** start Available data **

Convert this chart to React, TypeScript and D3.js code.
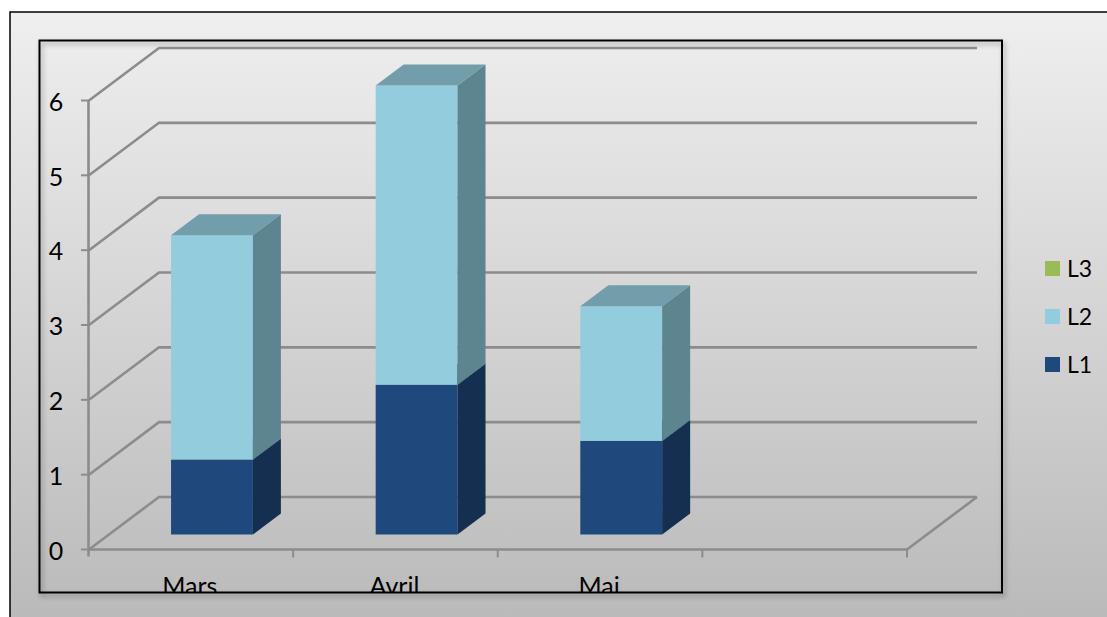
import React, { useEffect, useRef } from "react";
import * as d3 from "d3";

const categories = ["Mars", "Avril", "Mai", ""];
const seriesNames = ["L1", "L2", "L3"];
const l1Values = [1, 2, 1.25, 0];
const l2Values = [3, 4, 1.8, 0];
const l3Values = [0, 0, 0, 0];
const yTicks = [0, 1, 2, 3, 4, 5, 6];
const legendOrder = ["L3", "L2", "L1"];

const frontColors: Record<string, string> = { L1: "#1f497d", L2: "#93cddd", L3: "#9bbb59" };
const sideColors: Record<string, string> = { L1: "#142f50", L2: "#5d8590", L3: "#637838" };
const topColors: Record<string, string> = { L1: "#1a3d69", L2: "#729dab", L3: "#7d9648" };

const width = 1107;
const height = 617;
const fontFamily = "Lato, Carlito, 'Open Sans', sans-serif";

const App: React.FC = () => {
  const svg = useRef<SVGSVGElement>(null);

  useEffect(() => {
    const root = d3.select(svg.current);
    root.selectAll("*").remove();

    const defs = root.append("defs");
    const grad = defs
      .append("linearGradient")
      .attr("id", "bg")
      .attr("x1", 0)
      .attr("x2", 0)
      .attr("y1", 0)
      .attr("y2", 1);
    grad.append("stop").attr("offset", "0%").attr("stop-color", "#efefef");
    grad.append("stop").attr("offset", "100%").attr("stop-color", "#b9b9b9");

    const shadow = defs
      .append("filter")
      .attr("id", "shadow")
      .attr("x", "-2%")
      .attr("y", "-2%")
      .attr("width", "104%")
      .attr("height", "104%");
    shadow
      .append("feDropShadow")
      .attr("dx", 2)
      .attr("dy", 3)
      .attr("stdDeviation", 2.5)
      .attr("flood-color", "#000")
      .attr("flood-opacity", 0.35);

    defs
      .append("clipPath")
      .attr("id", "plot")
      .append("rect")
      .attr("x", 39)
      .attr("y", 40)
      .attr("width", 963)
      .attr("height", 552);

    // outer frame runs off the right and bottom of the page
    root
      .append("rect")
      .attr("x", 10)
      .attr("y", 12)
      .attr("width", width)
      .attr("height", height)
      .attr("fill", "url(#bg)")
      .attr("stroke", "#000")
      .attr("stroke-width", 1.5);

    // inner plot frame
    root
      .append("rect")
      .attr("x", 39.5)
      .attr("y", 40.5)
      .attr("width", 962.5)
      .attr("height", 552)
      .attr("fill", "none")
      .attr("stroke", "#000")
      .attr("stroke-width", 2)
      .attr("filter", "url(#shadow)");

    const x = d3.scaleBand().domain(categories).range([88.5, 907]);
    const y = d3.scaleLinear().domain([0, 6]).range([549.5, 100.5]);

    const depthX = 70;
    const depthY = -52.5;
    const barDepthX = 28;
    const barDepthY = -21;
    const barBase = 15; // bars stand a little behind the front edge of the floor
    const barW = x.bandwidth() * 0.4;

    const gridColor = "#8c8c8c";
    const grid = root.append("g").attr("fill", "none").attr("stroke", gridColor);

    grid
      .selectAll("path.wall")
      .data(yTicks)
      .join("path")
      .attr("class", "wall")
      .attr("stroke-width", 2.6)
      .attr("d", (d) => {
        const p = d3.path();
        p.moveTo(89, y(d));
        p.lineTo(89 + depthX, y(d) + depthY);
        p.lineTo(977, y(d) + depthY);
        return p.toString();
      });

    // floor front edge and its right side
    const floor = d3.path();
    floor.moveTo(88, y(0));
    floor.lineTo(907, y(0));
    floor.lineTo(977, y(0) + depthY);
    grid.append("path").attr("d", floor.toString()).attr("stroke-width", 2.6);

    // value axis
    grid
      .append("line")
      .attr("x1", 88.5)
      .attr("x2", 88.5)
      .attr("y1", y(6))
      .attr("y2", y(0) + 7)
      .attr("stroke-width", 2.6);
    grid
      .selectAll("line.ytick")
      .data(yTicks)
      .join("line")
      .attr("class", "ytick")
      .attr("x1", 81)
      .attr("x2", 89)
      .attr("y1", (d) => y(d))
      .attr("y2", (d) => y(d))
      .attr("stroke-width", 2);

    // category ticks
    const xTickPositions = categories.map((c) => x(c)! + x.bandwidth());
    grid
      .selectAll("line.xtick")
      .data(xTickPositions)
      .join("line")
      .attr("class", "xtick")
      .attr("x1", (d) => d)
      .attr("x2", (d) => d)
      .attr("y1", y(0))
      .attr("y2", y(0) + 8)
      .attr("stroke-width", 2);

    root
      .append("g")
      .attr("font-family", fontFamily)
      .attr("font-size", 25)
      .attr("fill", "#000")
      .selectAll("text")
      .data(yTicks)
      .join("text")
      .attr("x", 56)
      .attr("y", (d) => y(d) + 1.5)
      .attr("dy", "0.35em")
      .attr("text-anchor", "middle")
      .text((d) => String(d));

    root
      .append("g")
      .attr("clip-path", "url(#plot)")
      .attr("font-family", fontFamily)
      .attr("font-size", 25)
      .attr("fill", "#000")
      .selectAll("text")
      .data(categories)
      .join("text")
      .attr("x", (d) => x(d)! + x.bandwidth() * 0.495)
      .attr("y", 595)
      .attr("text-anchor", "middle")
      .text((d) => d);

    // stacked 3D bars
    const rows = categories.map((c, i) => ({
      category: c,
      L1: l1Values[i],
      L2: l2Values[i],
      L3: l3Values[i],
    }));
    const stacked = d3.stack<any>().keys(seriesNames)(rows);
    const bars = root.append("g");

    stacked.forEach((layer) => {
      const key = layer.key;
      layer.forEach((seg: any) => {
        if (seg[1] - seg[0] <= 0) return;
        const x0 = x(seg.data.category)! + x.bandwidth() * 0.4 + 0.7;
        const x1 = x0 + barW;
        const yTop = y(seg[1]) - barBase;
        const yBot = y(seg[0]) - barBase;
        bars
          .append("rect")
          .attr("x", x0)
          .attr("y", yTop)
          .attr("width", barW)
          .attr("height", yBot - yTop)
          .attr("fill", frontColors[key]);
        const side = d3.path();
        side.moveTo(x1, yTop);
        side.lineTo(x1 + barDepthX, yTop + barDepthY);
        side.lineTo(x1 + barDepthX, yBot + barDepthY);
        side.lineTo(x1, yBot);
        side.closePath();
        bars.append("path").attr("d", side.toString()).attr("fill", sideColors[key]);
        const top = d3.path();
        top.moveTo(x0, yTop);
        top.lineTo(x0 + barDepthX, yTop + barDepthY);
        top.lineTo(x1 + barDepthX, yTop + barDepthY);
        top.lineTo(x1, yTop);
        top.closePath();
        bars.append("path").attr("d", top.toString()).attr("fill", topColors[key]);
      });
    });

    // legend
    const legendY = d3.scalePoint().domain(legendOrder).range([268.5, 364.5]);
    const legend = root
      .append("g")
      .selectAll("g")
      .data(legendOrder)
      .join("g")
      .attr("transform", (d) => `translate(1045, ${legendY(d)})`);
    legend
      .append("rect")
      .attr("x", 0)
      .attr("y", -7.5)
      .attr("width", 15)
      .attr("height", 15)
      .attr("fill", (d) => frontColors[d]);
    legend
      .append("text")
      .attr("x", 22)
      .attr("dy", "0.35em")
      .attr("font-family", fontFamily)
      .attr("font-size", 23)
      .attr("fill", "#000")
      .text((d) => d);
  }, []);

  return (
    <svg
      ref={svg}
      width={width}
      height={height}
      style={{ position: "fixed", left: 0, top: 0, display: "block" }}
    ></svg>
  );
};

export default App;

** end Available data **

Stated goal:
Please reproduce the listing exactly from its opening line through the line that contains "const svg = useRef<SVGSVGElement>(null);", both included, with all pictures omitted.

Final result:
Convert this chart to React, TypeScript and D3.js code.
import React, { useEffect, useRef } from "react";
import * as d3 from "d3";

const categories = ["Mars", "Avril", "Mai", ""];
const seriesNames = ["L1", "L2", "L3"];
const l1Values = [1, 2, 1.25, 0];
const l2Values = [3, 4, 1.8, 0];
const l3Values = [0, 0, 0, 0];
const yTicks = [0, 1, 2, 3, 4, 5, 6];
const legendOrder = ["L3", "L2", "L1"];

const frontColors: Record<string, string> = { L1: "#1f497d", L2: "#93cddd", L3: "#9bbb59" };
const sideColors: Record<string, string> = { L1: "#142f50", L2: "#5d8590", L3: "#637838" };
const topColors: Record<string, string> = { L1: "#1a3d69", L2: "#729dab", L3: "#7d9648" };

const width = 1107;
const height = 617;
const fontFamily = "Lato, Carlito, 'Open Sans', sans-serif";

const App: React.FC = () => {
  const svg = useRef<SVGSVGElement>(null);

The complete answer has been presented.